Pay to Play

I’m writing this post after having recently received a solicitation from an attorney group asking for speakers for a big annual event. The “invitation” included a price list of what they expected speakers to pay. Despite the fact the audience would be perfect for us, marketing wise, Melissa immediately rejected the idea as something prohibited by the American Psychological Association (APA). Who knows when the pay to play issue heated up in the academic world, but it was in the last 25 years or so that it seemed to grow when university professors were paying to publish academic papers in hopes of improving their careers, especially related to tenure. In other scenarios, we’re probably all aware of pay to play, or more accurately, “pay to accept my student to your prestigious university,” wherein lots of rich people/rich celebrities were caught stacking the deck in favor of their children. Melissa has given hundreds of speeches, none of which we paid to have her present (a few even paid her). But, while I understand that legal organizations need to raise money, doing so in a pay to play model sends a message that “the speakers you will hear are those willing to pay us.” It doesn’t mean they are the best speakers they could get or the best on the topic. That should be a disclaimer, because pay to play means the speakers are essentially presenting “commercials” or “advertising.” APA’s prohibitions are intended to prevent resumé padding. But one doesn’t have to think very hard to realize that pay to play speaking engagements raises many ethical questions, ones that should be easy to comprehend.

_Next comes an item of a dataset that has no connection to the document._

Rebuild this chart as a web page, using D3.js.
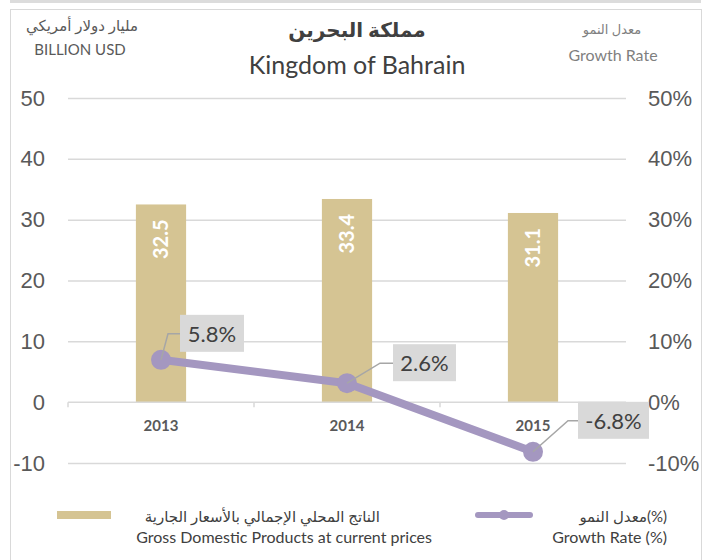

Psychologists are expressly prohibited from paying anyone to publish their research, lecture to any audience, or endorse their services.  Although attorneys and other professionals have different codes of conduct than psychologists, as a psychologist who works with attorneys, I am bound only by my profession’s ethical code of conduct.  It is abhorrent to me to consider lowering my professional standards to the point that I have to pay someone for the “privilege” to write an article for their journal, speak to their organization, or do anything else that places me in a position contrary to the ethical standards that govern my professional conduct.  In addition, it is personally insulting!  Why, oh why, would I ever have to pay someone to educate them about psychological phenomena?  My hourly rate has increased over the almost 40 years since I earned my Ph. D., to the point that it is many times more than most people could ever dream of earning.  In my view, I am worth every penny, if not more, than my current hourly rate.  I will go as far as saying that I prefer to sit around and do nothing than to be uncompensated for my time.  (This is not to say I am unwilling to donate my time to worthy causes, such as helping clients on pro bono matters.) I am more than happy to pay people for their expertise but I will never, I repeat never, violate my ethical standards by paying anyone to benefit from my expertise.  It’s backwards, it makes no sense, and it’s not happening!  The end.